In the present day the majority of feminist campaigns are focusing on changing the way people respond to and think about women, including body policing and acceptance, issues around consent and issues of equal pay that aren’t obviously solvable by a change in the law. Feminists are less interested in changing the law and more interested in changing people’s behaviour, and Women Against Feminism’s emphasis on women’s personal choices (“feminists judge me for being a stay at home mum, but it’s my choice”) demonstrate that they are well aware of this shift in focus.

The second link between the tactics of the WNASL and Woman Against Feminism is that they represent the views of fairly privileged women.

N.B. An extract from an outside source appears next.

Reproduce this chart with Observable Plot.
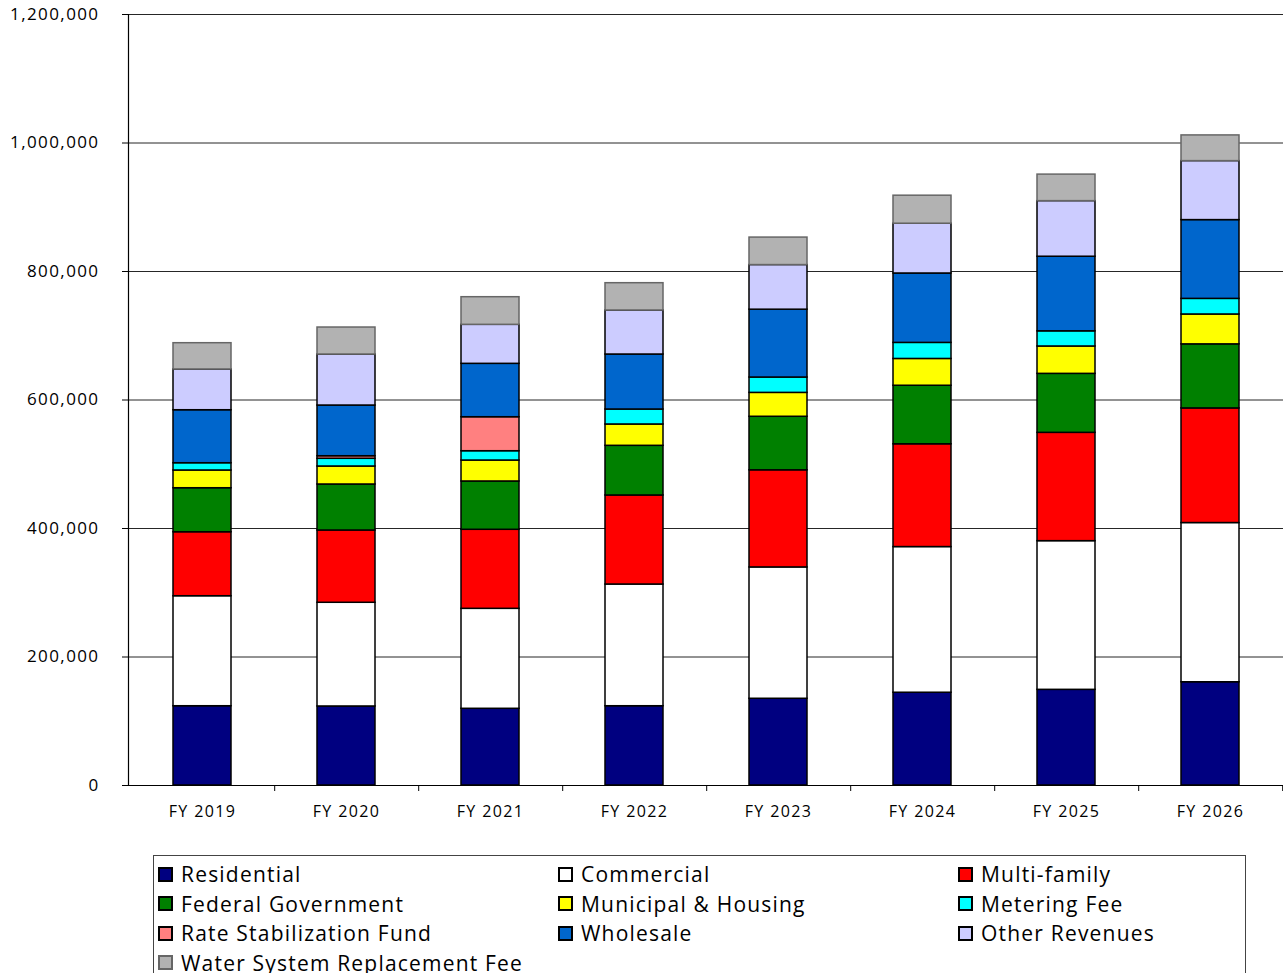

WNASL members were wealthy women who usually had platforms of their own, either through the right-wing press or high-profile husbands and fathers. On the surface anti-feminist sentiment appears to come from a position of unexamined privilege but, just like their forerunners in the WNASL, today’s anti-feminists have good reason to maintain the status quo.

As Laurie Penny points out: the women featured on Women Against Feminism hold a great deal of cultural currency in areas that feminists traditionally try to subvert. As intersectional feminism becomes more popular it is, sadly, to be expected that some white, straight, cis first world women will see the emphasis on their own privilege as an attack. In a similar way feminist calls for a more inclusive beauty standard and appreciation of multiple body types can be read as an attempt to undermine the received wisdom that ‘skinny white girl’ is the ideal aesthetic.

In contrast to feminism, anti-feminism has achieved very little. Both WNASL and Women Against Feminism failed to stem the public support for feminist aims, their influence is relatively minor and their arguments are easy to dismiss. The very fact that women opposing feminism continue to organise and agitate, however, suggests that anti-feminism deserves closer examination. Anti-feminism is part of our legacy and it would be a shame to let this slightly odd, slightly sinister side of the movement disappear.